Humanisme memiliki sejarah panjang dalam catatan peradaban manusia, humanisme Barat misalkan, dimulai (baca: dilatarbelakangi) oleh kekuasaan kanonisasi lembaga gereja Abad Pertengahan yang bersifat inkuisitif, kemudian terjadinya peristiwa Renaissance ‘Pencerahan Eropa’, Perang Dunia I-II, dan seterusnya. Sejalan dengan berbagai peristiwa yang menyertainya, begitupun pemikiran mengenai humanisme yang terus berkembang dari waktu ke waktu. Secara sederhana, kita bisa mendefinisikan “humanisme” sebagai aliran atau paham yang menempatkan manusia atau kemanusiaan di atas segala-galanya. Pengertian ini berarti penempatan manusia lain sebagai subyek layaknya diri kita, bukannya obyek. Tindakan apa yang ingin kita terima dari orang lain, sama seperti bagaimana seharusnya kita bertindak untuk orang lain. Pada awalnya, pemikiran humanisme kental dijiwai oleh prinsip-prinsip egalitarian, namun kemudian berkembang pemikiran yang menolak kesetaraan itu, semisal dari Emmanuel Levinas dan Jean-Paul Sartre.

Apabila Levinas beranggapan humanisme harus dibangun lewat memposisikan orang lain di atas diri kita, sebaliknya dengan Sartre yang menyatakan humanisme justru harus dibangun dengan memposisikan orang lain di bawah diri kita. Pemikiran Sartre tersebut kiranya menarik untuk diulas lebih jauh. Pemoposisian orang lain sebagai “yang di bawah” didasari oleh keyakinan Sartre bahwa pertemuan setiap manusia selalu menemui bentuknya sebagai konflik; homo homini lupus ‘manusia adalah serigala bagi sesamanya’—manusia makan manusia. Seolah, hanya tersisa dua pilihan dalam setiap pertemuan itu: menindak ataukah ditindak. “Menindak” berarti mempertahankan diri sebagai subyek, sedangkan “ditindak” artinya merelakan diri menjadi obyek yang pasrah.


[pic: youtube.com]

Mungkin kita pernah melihat dua orang saling berkomunikasi di mana salah satunya begitu dominan, sedangkan satu yang lain sekadar menjadi pendengar pasif. Ia yang begitu dominan dalam percakapan itu sesungguhnya berada dalam mode menindak, sedangkan si pendengar pasif tengah ditindak. Contoh lain adalah saat pengawal Mussolini mengajukan pertanyaan: “Tuan Mussolini, bagaimana bisa Tuan berbicara lancar di hadapan ribuan rakyat Italia?”. Jawab Mussolini: “Mereka hanyalah domba-domba”. Kita juga dapat memisalkan relasi yang terjalin antara dosen dengan para mahasiswa di kelas. Sang dosen haruslah terus berada dalam mode menindak agar tetap bisa berbicara lancar di depan kelas, karena apabila ia telah ditindak oleh para mahasiswanya: apa yang bisa ia lakukan kemudian hanyalah diam.

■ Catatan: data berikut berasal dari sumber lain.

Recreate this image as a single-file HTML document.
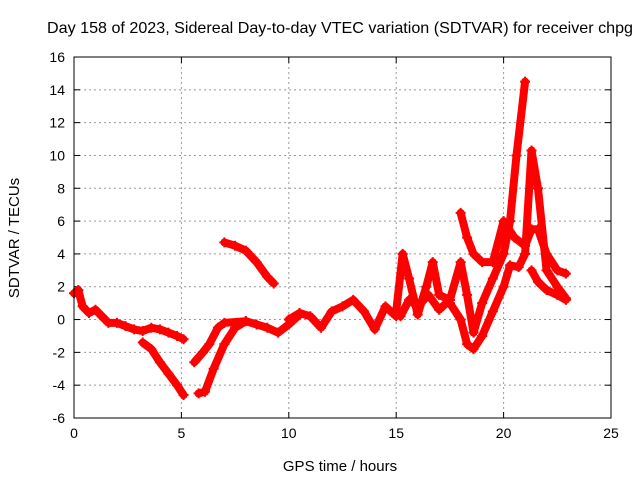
<!DOCTYPE html>
<html><head><meta charset="utf-8"><style>
html,body{margin:0;padding:0;background:#fff}
svg{display:block;font-family:"Liberation Sans",sans-serif}
</style></head><body>
<svg id="chart" width="640" height="480">
<text x="340" y="33" font-size="16" text-anchor="middle" textLength="586" lengthAdjust="spacingAndGlyphs">Day 158 of 2023, Sidereal Day-to-day VTEC variation (SDTVAR) for receiver chpg</text>
<text x="340" y="471" font-size="15" text-anchor="middle">GPS time / hours</text>
<text transform="translate(19,238) rotate(-90)" font-size="15" text-anchor="middle">SDTVAR / TECUs</text>
<g id="grid"></g><g id="ticks"></g><g id="marks"></g>
<rect x="74" y="57" width="537" height="361" fill="none" stroke="#000" stroke-width="1"/>
</svg>
<script>
const xTicks=[0,5,10,15,20,25];
const yTicks=[-6,-4,-2,0,2,4,6,8,10,12,14,16];
const s1t=[0,0.2,0.4,0.7,1,1.3,1.6,2,2.4,2.8,3.2,3.6,4,4.4,4.8,5.1];
const s1v=[1.6,1.8,0.8,0.4,0.6,0.2,-0.2,-0.2,-0.4,-0.6,-0.7,-0.5,-0.6,-0.8,-1.0,-1.2];
const s2t=[3.2,3.6,4,4.4,4.8,5.1];
const s2v=[-1.4,-1.8,-2.6,-3.3,-4,-4.6];
const s3t=[5.6,6,6.3,6.7,7,8,8.5,9,9.5,10,10.5];
const s3v=[-2.6,-2,-1.5,-0.5,-0.2,-0.1,-0.3,-0.5,-0.8,-0.3,0.3];
const s4t=[5.8,6.1,6.5,7,7.5,8];
const s4v=[-4.5,-4.4,-3.0,-1.5,-0.5,-0.1];
const s5t=[7,7.5,8,8.5,9,9.3];
const s5v=[4.7,4.5,4.2,3.5,2.6,2.2];
const s6t=[10,10.5,11,11.5,12,12.5,13,13.5,14,14.5,15];
const s6v=[0,0.4,0.2,-0.5,0.5,0.8,1.2,0.5,-0.6,0.8,0.2];
const s7t=[15,15.3,15.6,16,16.4,16.7,17,17.5,18,18.3,18.6,19,19.5,20,20.3,20.6,21];
const s7v=[0.5,4,2.5,0.3,2,3.5,1.5,1.2,3.5,1.5,-0.8,1,2.5,4,6,10,14.5];
const s8t=[18,18.3,18.6,19,19.5,20,20.5,21,21.3,21.6,22,22.5,22.9];
const s8v=[6.5,5,4,3.5,3.5,6,5,4.5,5.5,5.5,4,3,2.8];
const s9t=[17.5,18,18.3,18.6,19,19.5,20,20.3,20.7,21,21.3,21.6,22,22.5,22.9];
const s9v=[1,0,-1.5,-1.8,-1,0.5,2,3.3,3.2,4,10.3,8,3,2,1.3];
const s10t=[21.3,21.6,22,22.5,22.9];
const s10v=[3,2.3,1.8,1.5,1.2];
const s11t=[15.2,15.6,16,16.5,17,17.5];
const s11v=[0.2,1.2,0.8,1.5,0.6,1.2];
const series=[[s1t,s1v],[s2t,s2v],[s3t,s3v],[s4t,s4v],[s5t,s5v],[s6t,s6v],[s7t,s7v],[s8t,s8v],[s9t,s9v],[s10t,s10v],[s11t,s11v]];
const X0=74,X1=611,Y0=418,Y1=57;
const xs=t=>X0+(t-0)/25*(X1-X0);
const ys=v=>Y0-(v+6)/22*(Y0-Y1);
const NS="http://www.w3.org/2000/svg";
const grid=document.getElementById('grid'),ticks=document.getElementById('ticks'),marks=document.getElementById('marks');
function mk(tag,attrs,parent){const e=document.createElementNS(NS,tag);for(const k in attrs)e.setAttribute(k,attrs[k]);parent.appendChild(e);return e;}
xTicks.forEach(t=>{
 const x=xs(t);
 if(t>0&&t<25){const g=mk('line',{x1:x,x2:x,y1:Y1,y2:Y0,stroke:'#999','stroke-dasharray':'2,3'},grid);
 
 }
 mk('line',{x1:x,x2:x,y1:Y0,y2:Y0-6,stroke:'#000'},ticks);
 mk('line',{x1:x,x2:x,y1:Y1,y2:Y1+6,stroke:'#000'},ticks);
 const l=mk('text',{x:x,y:Y0+20,'font-size':14,'text-anchor':'middle'},ticks);l.textContent=t;
 
 
});
yTicks.forEach(v=>{
 const y=ys(v);
 if(v>-6&&v<16){const g=mk('line',{x1:X0,x2:X1,y1:y,y2:y,stroke:'#999','stroke-dasharray':'2,3'},grid);
 
 }
 mk('line',{x1:X0,x2:X0+6,y1:y,y2:y,stroke:'#000'},ticks);
 mk('line',{x1:X1,x2:X1-6,y1:y,y2:y,stroke:'#000'},ticks);
 const l=mk('text',{x:X0-9,y:y+5,'font-size':14,'text-anchor':'end'},ticks);l.textContent=v;
 
 
});
series.forEach((s,i)=>{
 const pts=s[0].map((t,j)=>xs(t)+','+ys(s[1][j])).join(' ');
 const p=mk('polyline',{points:pts,fill:'none',stroke:'#f00','stroke-width':8,'stroke-linejoin':'round','stroke-linecap':'round'},marks);
 
 
 s[0].forEach((t,j)=>{
  const x=xs(t),y=ys(s[1][j]);
  const m=mk('path',{d:`M${x-5},${y}h10M${x},${y-5}v10`,stroke:'#f00','stroke-width':2},marks);
  
  
 });
});
</script>
</body></html>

Momen eksistensial proses menindak dan ditindak ini tidaklah selalu bersifat verbal dan konkret, melainkan juga simbolis. Dalam pemikirannya tentang filsafat mata (le regard), Sartre menyebut musuh besar kemanusiaan yang seringkali tak disadari manusia adalah tatapan mata yang menusuk. Ia menyebut tatapan mata orang lain ibarat lubang kecil yang menyedot dunia dan seluruh isinya: “Ada pendarahan internal ketika duniaku disedot oleh orang lain!”, pungkasnya. Tatapan mata orang lain membuat kita tak bebas, terobyekkan, dan menjadikan kita tak lebih sebagai sebuah “benda”. Inilah mengapa, seseorang bisa merasa nervous kala berbicara dengan orang lain atau di hadapan orang banyak; tak lain dikarenakan tatapan mata mereka yang membendakan.

[pic: Talal Nayer]

Lebih jauh, kita juga bisa memisalkan seorang ibu yang sedang melototi anaknya. Mata melotot sang ibu sesungguhnya menyiratkan pada sang anak untuk menilai dirinya sendiri. Sama seperti saat kita berada di kerumunan dan tatapan mata orang-orang tertuju pada kita. Tatapan tersebut seolah berupaya menemukan “keanehan” pada diri kita, meminta kita untuk menilai diri sendiri, yakni betapa menjijikkannya diri kita. Pada momen-momen itulah kita mengalami
nausea, yakni perasaan muak, mual; sebentuk muntah-muntahan, sejenis jeli lengket yang menjijikkan. Tegas dan jelasnya, tatapan mata orang lain membuat kita berada “di luar kemungkinan-kemungkinan diri”, dan ini menimbulkan perasaan terancam berikut tak aman—karena kita telah menjadi sebuah benda. Itulah mengapa, Sartre berkata, “Orang lain adalah sebab kejatuhanku”, bahkan lebih jauh ia menegaskan: “Orang lain adalah neraka!”.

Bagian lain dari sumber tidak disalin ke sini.